WASHINGTON — The Institute for American Indian Studies has planned its 17th annual Green Corn Festival for noon to 4 p.m. Sunday, August 14, at the Riverwalk Pavilion, 11A School St. “Green Corn” refers to the first ripened sweet corn. The Green Corn Ceremony is marked with dancing, feasting, fasting and religious observations.
In the Eastern Woodland areas, Native people depended on three staples, corn, beans, and squash. These food items were so important that they were called “The Three Sisters.”
The Three Sisters were mixed together to make a vegetable dish called succotash that is still popular today.
The public is invited to join the museum staff to welcome the first corn of the summer 2022 season with flute music by Allan Madahbee (Ojibwe), drumming, dancing and children’s activities, curated by the Institute’s staff, and traditional stories told by a professional Native American storyteller.

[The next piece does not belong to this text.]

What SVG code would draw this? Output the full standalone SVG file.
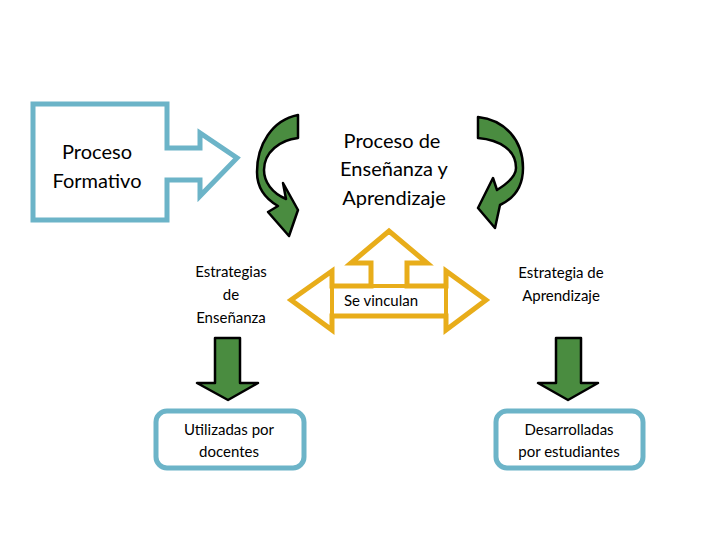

Shoppers and collectors may browse Native American-inspired arts and crafts from a variety of vendors.
All the festivities are taking place in a park with a sheltered wooden pavilion, picnic tables and plenty of free parking.
A highlight of the Green Corn Festival is the Native Nations Dance Troupe, led by Erin Meeches, from the Schaghticoke Tribal Nation.
Each dance performed has an uplifting and unique story or purpose.
Some use movements that imitate animals and others represent an aspect of cultural significance. The dances will be accompanied by the Quahog Bay Drum Group, led by Devin Wixon from the Mashpee Wampanoag Tribal Nation.
The dancing will take place at 1 and 3 p.m.
Authentic Native American cuisine and more will be availabe from Yapopup, the indigenous soul food truck by Pueblo Chef Ryan Rainbird Taylor (Ohkay Owingeh, New Mexico), who will be cooking up some of his favorite Native American traditional food.
Other vendors offer Colombian fusion food and more than 40 flavors of ice cream.
There is an admission fee. Preregistration is appreciated and may be had by clicking on the Green Corn Festival link at the IAIS website, www.iaismuseum.org.